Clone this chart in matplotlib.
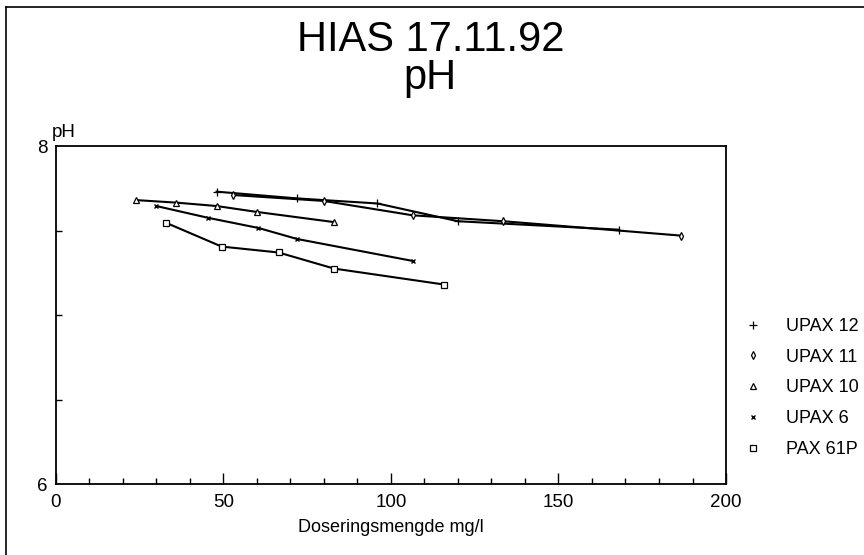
import matplotlib
matplotlib.use("Agg")
import matplotlib.pyplot as plt
from matplotlib import font_manager
from matplotlib.lines import Line2D
from matplotlib.ticker import MultipleLocator

# --- DATA ---
upax12_dose = [48, 72, 96, 120, 168]
upax12_ph = [7.73, 7.69, 7.66, 7.555, 7.505]

upax11_dose = [53, 80, 106.5, 133.5, 186.5]
upax11_ph = [7.71, 7.675, 7.59, 7.555, 7.47]

upax10_dose = [24, 36, 48, 60, 83]
upax10_ph = [7.68, 7.665, 7.645, 7.61, 7.55]

upax6_dose = [30, 45.5, 60.5, 72, 106.5]
upax6_ph = [7.645, 7.575, 7.515, 7.45, 7.32]

pax61p_dose = [33, 49.5, 66.5, 83, 116]
pax61p_ph = [7.545, 7.405, 7.37, 7.275, 7.18]

series_labels = ["UPAX 12", "UPAX 11", "UPAX 10", "UPAX 6", "PAX 61P"]
x_ticks = [0, 50, 100, 150, 200]
y_ticks = [6, 8]
# -----------------------------------------

names = {f.name for f in font_manager.fontManager.ttflist}
base_font = "Liberation Sans" if "Liberation Sans" in names else "DejaVu Sans"
plt.rcParams["font.family"] = [base_font, "DejaVu Sans"]

fig = plt.figure(figsize=(8.64, 5.55), dpi=100)
ax = fig.add_axes([0.0645, 0.1279, 0.7758, 0.609])

styles = [
    dict(marker="+", markersize=6, markeredgewidth=0.9),
    dict(marker="d", markersize=4, markerfacecolor="white", markeredgewidth=0.9),
    dict(marker="^", markersize=4.5, markerfacecolor="white", markeredgewidth=0.9),
    dict(marker="x", markersize=3.5, markeredgewidth=1.0),
    dict(marker="s", markersize=4, markerfacecolor="white", markeredgewidth=0.9),
]
all_data = [
    (upax12_dose, upax12_ph),
    (upax11_dose, upax11_ph),
    (upax10_dose, upax10_ph),
    (upax6_dose, upax6_ph),
    (pax61p_dose, pax61p_ph),
]

handles = []
for (xs, ys), st, lab in zip(all_data, styles, series_labels):
    ax.plot(xs, ys, color="black", linewidth=1.5, markeredgecolor="black", **st)
    handles.append(Line2D([], [], linestyle="none", color="black",
                          markeredgecolor="black", **st))

ax.set_xlim(0, 200)
ax.set_ylim(6, 8)
ax.set_xticks(x_ticks)
ax.set_yticks(y_ticks)
ax.xaxis.set_minor_locator(MultipleLocator(10))
ax.yaxis.set_minor_locator(MultipleLocator(0.5))
ax.tick_params(which="both", direction="in", colors="black", width=1.0)
ax.tick_params(axis="x", which="major", length=8, pad=7, labelsize=13.5)
ax.tick_params(axis="x", which="minor", length=4)
ax.tick_params(axis="y", which="major", length=0, pad=6, labelsize=13.5)
ax.tick_params(axis="y", which="minor", length=4)
for sp in ax.spines.values():
    sp.set_linewidth(1.3)

ax.set_xlabel("Doseringsmengde mg/l", fontsize=13, labelpad=6)

# y-axis unit above the "8"
fig.text(0.060, 0.7604, "pH", ha="left", va="center", fontsize=13.5)

# two-line title
fig.text(0.498, 0.928, "HIAS 17.11.92", ha="center", va="center", fontsize=30)
fig.text(0.498, 0.860, "pH", ha="center", va="center", fontsize=30)

fig.legend(handles, series_labels, loc="upper left",
           bbox_to_anchor=(744 / 864, 0.427), frameon=False,
           fontsize=13, handlelength=1.0, handletextpad=1.3,
           labelspacing=0.76, borderpad=0, borderaxespad=0)

# outer page frame (left and top edges visible in the scan)
fig.add_artist(Line2D([0.0075, 0.0075], [0.0, 0.987], color="black", linewidth=1.2))
fig.add_artist(Line2D([0.0075, 1.0], [0.987, 0.987], color="black", linewidth=1.2))

fig.savefig("out.png", dpi=100)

------------------------------------------------

Short problem:
Omit any images, then output the listing exactly.

Worked answer:
Clone this chart in matplotlib.
import matplotlib
matplotlib.use("Agg")
import matplotlib.pyplot as plt
from matplotlib import font_manager
from matplotlib.lines import Line2D
from matplotlib.ticker import MultipleLocator

# --- DATA ---
upax12_dose = [48, 72, 96, 120, 168]
upax12_ph = [7.73, 7.69, 7.66, 7.555, 7.505]

upax11_dose = [53, 80, 106.5, 133.5, 186.5]
upax11_ph = [7.71, 7.675, 7.59, 7.555, 7.47]

upax10_dose = [24, 36, 48, 60, 83]
upax10_ph = [7.68, 7.665, 7.645, 7.61, 7.55]

upax6_dose = [30, 45.5, 60.5, 72, 106.5]
upax6_ph = [7.645, 7.575, 7.515, 7.45, 7.32]

pax61p_dose = [33, 49.5, 66.5, 83, 116]
pax61p_ph = [7.545, 7.405, 7.37, 7.275, 7.18]

series_labels = ["UPAX 12", "UPAX 11", "UPAX 10", "UPAX 6", "PAX 61P"]
x_ticks = [0, 50, 100, 150, 200]
y_ticks = [6, 8]
# -----------------------------------------

names = {f.name for f in font_manager.fontManager.ttflist}
base_font = "Liberation Sans" if "Liberation Sans" in names else "DejaVu Sans"
plt.rcParams["font.family"] = [base_font, "DejaVu Sans"]

fig = plt.figure(figsize=(8.64, 5.55), dpi=100)
ax = fig.add_axes([0.0645, 0.1279, 0.7758, 0.609])

styles = [
    dict(marker="+", markersize=6, markeredgewidth=0.9),
    dict(marker="d", markersize=4, markerfacecolor="white", markeredgewidth=0.9),
    dict(marker="^", markersize=4.5, markerfacecolor="white", markeredgewidth=0.9),
    dict(marker="x", markersize=3.5, markeredgewidth=1.0),
    dict(marker="s", markersize=4, markerfacecolor="white", markeredgewidth=0.9),
]
all_data = [
    (upax12_dose, upax12_ph),
    (upax11_dose, upax11_ph),
    (upax10_dose, upax10_ph),
    (upax6_dose, upax6_ph),
    (pax61p_dose, pax61p_ph),
]

handles = []
for (xs, ys), st, lab in zip(all_data, styles, series_labels):
    ax.plot(xs, ys, color="black", linewidth=1.5, markeredgecolor="black", **st)
    handles.append(Line2D([], [], linestyle="none", color="black",
                          markeredgecolor="black", **st))

ax.set_xlim(0, 200)
ax.set_ylim(6, 8)
ax.set_xticks(x_ticks)
ax.set_yticks(y_ticks)
ax.xaxis.set_minor_locator(MultipleLocator(10))
ax.yaxis.set_minor_locator(MultipleLocator(0.5))
ax.tick_params(which="both", direction="in", colors="black", width=1.0)
ax.tick_params(axis="x", which="major", length=8, pad=7, labelsize=13.5)
ax.tick_params(axis="x", which="minor", length=4)
ax.tick_params(axis="y", which="major", length=0, pad=6, labelsize=13.5)
ax.tick_params(axis="y", which="minor", length=4)
for sp in ax.spines.values():
    sp.set_linewidth(1.3)

ax.set_xlabel("Doseringsmengde mg/l", fontsize=13, labelpad=6)

# y-axis unit above the "8"
fig.text(0.060, 0.7604, "pH", ha="left", va="center", fontsize=13.5)

# two-line title
fig.text(0.498, 0.928, "HIAS 17.11.92", ha="center", va="center", fontsize=30)
fig.text(0.498, 0.860, "pH", ha="center", va="center", fontsize=30)

fig.legend(handles, series_labels, loc="upper left",
           bbox_to_anchor=(744 / 864, 0.427), frameon=False,
           fontsize=13, handlelength=1.0, handletextpad=1.3,
           labelspacing=0.76, borderpad=0, borderaxespad=0)

# outer page frame (left and top edges visible in the scan)
fig.add_artist(Line2D([0.0075, 0.0075], [0.0, 0.987], color="black", linewidth=1.2))
fig.add_artist(Line2D([0.0075, 1.0], [0.987, 0.987], color="black", linewidth=1.2))

fig.savefig("out.png", dpi=100)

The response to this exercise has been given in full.